Wie Horváth & Partners allerdings garantieren will, dass diese Akzeptanz nicht nach Flugtaxi-Unfällen umschlägt, und dass die Bürger das zunehmende Gewusel über ihren Köpfen hinnehmen werden, sagen uns die Großanalytiker nicht. Ebenso willkürlich erscheint die These, dass die Bevölkerung künftig Autobauer als Lufttaxi-Anbieter gegenüber Flugzeugherstellern bevorzuge, weil insbesondere deutsche Premiumhersteller einen Vertrauensvorschuss besäßen. Jenseits des Vertrauensverlustes deutscher Premiumhersteller im Zuge des Dieselskandals und der geschönten Verbrauchswerte bleibt doch die Frage, warum digitale Nomaden, die kein Auto besitzen, aber Airbus und Boeing nutzen, beim Flugtaxi unbedingt auf BMW und Mercedes verfallen sollten, und warum die vielen akademischen Berufseinsteiger mit Fernflug-Faible – aber ohne Führerschein – ihr Vertrauen einem Autokonzern schenken müssten. Diese Fragen führt die im Automotiv-Segment engagierte Managementberatung leider nicht entsprechend aus.

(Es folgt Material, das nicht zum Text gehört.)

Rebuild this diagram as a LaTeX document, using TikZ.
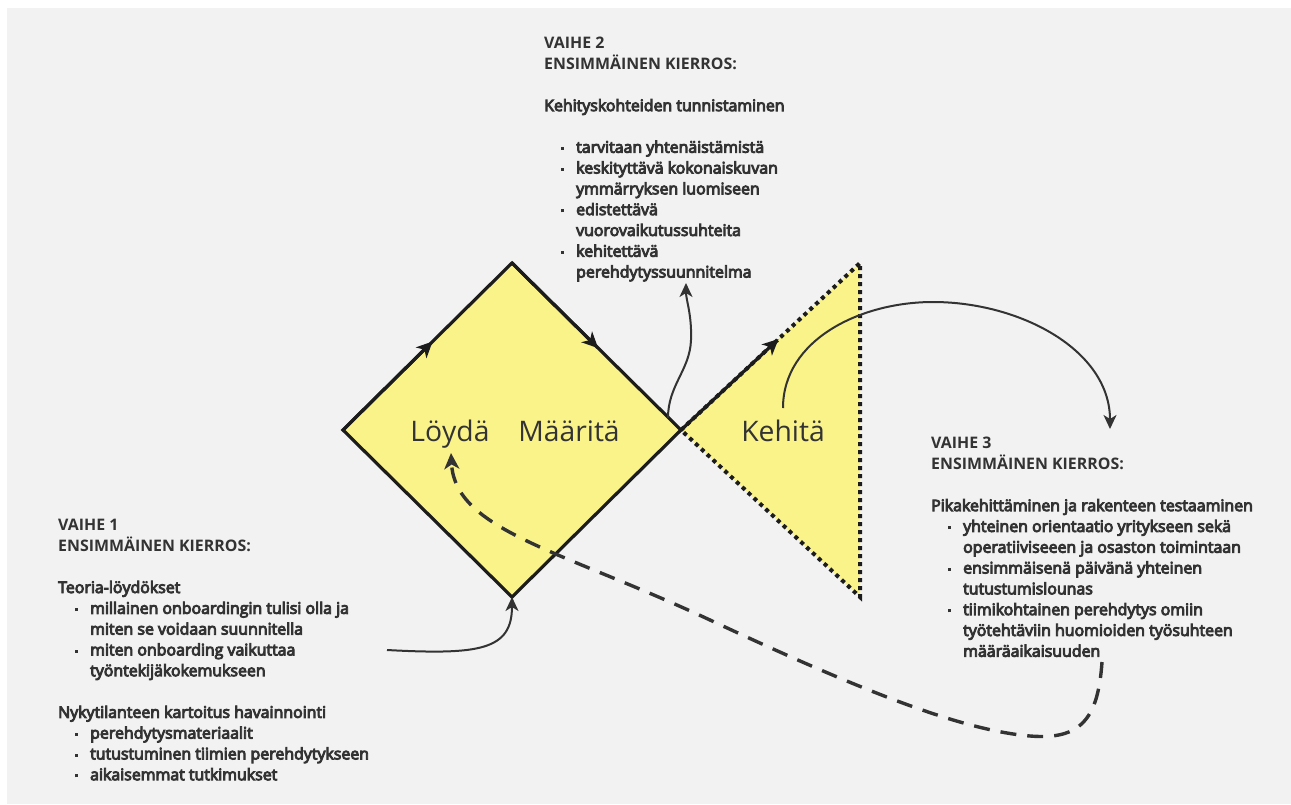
\documentclass[tikz,border=0pt]{standalone}
\usepackage{fontspec}
\setmainfont{Open Sans}
\usetikzlibrary{arrows.meta,calc}

\definecolor{bgray}{HTML}{F2F2F2}
\definecolor{ink}{HTML}{333333}
\definecolor{edge}{HTML}{1C1C1C}
\definecolor{pale}{HTML}{FAF38A}

% slightly heavier body text: fill and stroke the glyphs
\newcommand{\heavy}{\special{pdf:literal direct 0.2 0.2 0.2 RG 2 Tr 0.9 w}}
\newcommand{\plain}{\special{pdf:literal direct 0 Tr}}
% bullet and continuation indent for the text blocks
\newcommand{\bul}{\makebox[32pt][l]{\hspace*{17pt}\rule[2.8pt]{3pt}{3pt}}}
\newcommand{\ind}{\makebox[32pt]{}}
\newcommand{\hd}[1]{{\plain\bfseries #1\heavy}}

\tikzset{
  block/.style={anchor=north west, inner sep=0pt, align=left, text=ink,
    font=\fontsize{15.9}{20.8}\selectfont},
  lab/.style={anchor=base, inner sep=0pt, text=ink,
    font=\fontsize{28.3}{30}\selectfont},
  outline/.style={draw=edge, line width=3.2pt, line join=miter},
  dots/.style={draw=edge, line width=4pt, dash pattern=on 4pt off 4pt},
  edgearrow/.style={draw=edge, line width=3.2pt,
    -{Stealth[length=16pt,width=15pt,inset=4.5pt]}},
  link/.style={draw=ink, line width=2pt,
    -{Stealth[length=14pt,width=13pt,inset=4pt]}},
  backlink/.style={draw=ink, line width=3.4pt, dash pattern=on 16pt off 11pt,
    -{Stealth[length=16pt,width=15pt,inset=4.5pt]}}
}

\begin{document}
\begin{tikzpicture}[x=1pt,y=-1pt]
\useasboundingbox (0,0) rectangle (1291,804);
\fill[white] (0,0) rectangle (1291,804);
\fill[bgray] (7,8) rectangle (1291,804);

% double diamond corners
\coordinate (dL) at (343,430);
\coordinate (dT) at (512,263);
\coordinate (dR) at (681,430);
\coordinate (dB) at (512,597);
\coordinate (tT) at (860,263);
\coordinate (tB) at (860,597);

% second (half) diamond: dotted triangle
\fill[pale] (dR) -- (tT) -- (tB) -- cycle;
\draw[dots] (dR) -- (tT) -- (tB) -- (dR);

% first diamond
\path[fill=pale] (dL) -- (dT) -- (dR) -- (dB) -- cycle;
\draw[outline] (dL) -- (dT) -- (dR) -- (dB) -- cycle;

% direction arrows on the edges
\draw[edgearrow] (dL) -- ($(dL)!0.53!(dT)$);
\draw[edgearrow] (dT) -- ($(dT)!0.51!(dR)$);
\draw[edgearrow] (dR) -- ($(dR)!0.545!(tT)$);

% phase labels
\node[lab] (loyda) at (450,441) {Löydä};
\node[lab] (maarita) at (569,441) {Määritä};
\node[lab] (kehita) at (783,441) {Kehitä};

% phase 2 text
\node[block] (v2) at (544,37) {\heavy
\hd{VAIHE 2}\\
\hd{ENSIMMÄINEN KIERROS:}\\[20.8pt]
Kehityskohteiden tunnistaminen\\[20.8pt]
\bul tarvitaan yhtenäistämistä\\
\bul keskityttävä kokonaiskuvan\\
\ind ymmärryksen luomiseen\\
\bul edistettävä\\
\ind vuorovaikutussuhteita\\
\bul kehitettävä\\
\ind perehdytyssuunnitelma\plain};

% phase 1 text
\node[block] (v1) at (58,519) {\heavy
\hd{VAIHE 1}\\
\hd{ENSIMMÄINEN KIERROS:}\\[20.8pt]
Teoria-löydökset\\
\bul millainen onboardingin tulisi olla ja\\
\ind miten se voidaan suunnitella\\
\bul miten onboarding vaikuttaa\\
\ind työntekijäkokemukseen\\[20.8pt]
Nykytilanteen kartoitus havainnointi\\
\bul perehdytysmateriaalit\\
\bul tutustuminen tiimien perehdytykseen\\
\bul aikaisemmat tutkimukset\plain};

% phase 3 text
\node[block] (v3) at (931,437) {\heavy
\hd{VAIHE 3}\\
\hd{ENSIMMÄINEN KIERROS:}\\[20.8pt]
Pikakehittäminen ja rakenteen testaaminen\\
\bul yhteinen orientaatio yritykseen sekä\\
\ind operatiiviseeen ja osaston toimintaan\\
\bul ensimmäisenä päivänä yhteinen\\
\ind tutustumislounas\\
\bul tiimikohtainen perehdytys omiin\\
\ind työtehtäviin huomioiden työsuhteen\\
\ind määräaikaisuuden\plain};

% connector end points
\coordinate (s1) at (387,650);
\coordinate (s2) at (668,418);
\coordinate (e2) at (686,283);
\coordinate (s3) at (783,408);
\coordinate (e3) at (1110,429);
\coordinate (s4) at (1102,662);
\coordinate (e4) at (451,453);

% phase 1 findings feed the first diamond
\draw[link] (s1) .. controls (480,655) and (512,650) .. (dB);
% definition results go up to the phase 2 list
\draw[link] (s2) .. controls (668,385) and (690,370) .. (691,340)
  .. controls (692,315) and (686,300) .. (e2);
% development leads to phase 3
\draw[link] (s3) .. controls (783,340) and (860,302) .. (933,302)
  .. controls (1020,302) and (1110,350) .. (e3);
% iteration back to the start
\draw[backlink] (s4) .. controls (1098,720) and (1080,740) .. (1030,736)
  .. controls (960,730) and (860,690) .. (710,620)
  .. controls (560,550) and (455,530) .. (e4);
\end{tikzpicture}
\end{document}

Fazit: Betrachtet man die angeführten Studien, so ist ein jeweils eigenes, erkenntnisleitendes Interesse nicht von der Hand zu weisen. Es scheint weniger der Wunsch nach einer analytischen Zukunfts-Sondierung als eher die Setzung einer selbsterfüllenden Prophezeiung im Vordergrund zu stehen. Dass man das Thema Prognosen auch ganz anders angehen kann, zeigt auf sehr eindrückliche Weise die deutsche Bundesregierung, der für so etwas natürlich staatliche Mittel zur Verfügung stehen. Diese hatte 2010 den „Nationalen Aktionsplan für Erneuerbare Energie gemäß der Richtlinie 2009/28/EG der Bundesrepublik Deutschland“ vorgelegt, der die künftige Entwicklung bis 2020 beschreibt. Dieser Aktionsplan enthält nicht nur Mindestvorgaben wie „Im Jahr 2020 sollen mindestens 30% Erneuerbare Energien im Strombereich ... erreicht werden.“ (S.12), sondern er prognostiziert auch in Tabelle 3 (S.15) die Ausbau-Pfade bis 2020. Und dort steht bei erneuerbare Energiequellen - Elektrizität für 2020: 38,6% ! Das ist im Vergleich zu anderen Prognosen eine hervorragende Präzision und Leistung. "Chapeau!" Dass man von Seiten der Merkelschen Bundesregierungen zum Erreichen dieser Zielgenauigkeit mit atmenden Deckeln, Strompreisbremsen und wachsenden Mindestabständen von Windkraftanlagen operieren musste, sowie die deutsche Solarindustrie – selbstverständlich ganz marktwirtschaftlich – von staatlich geförderten chinesischen Solarkonzernen ausschalten ließ – Schwamm drüber! Hauptsache, die eigenen Prognosen stimmen!! Un-Wohl dem Lande, das solch‘ prophetische Regierungen hat.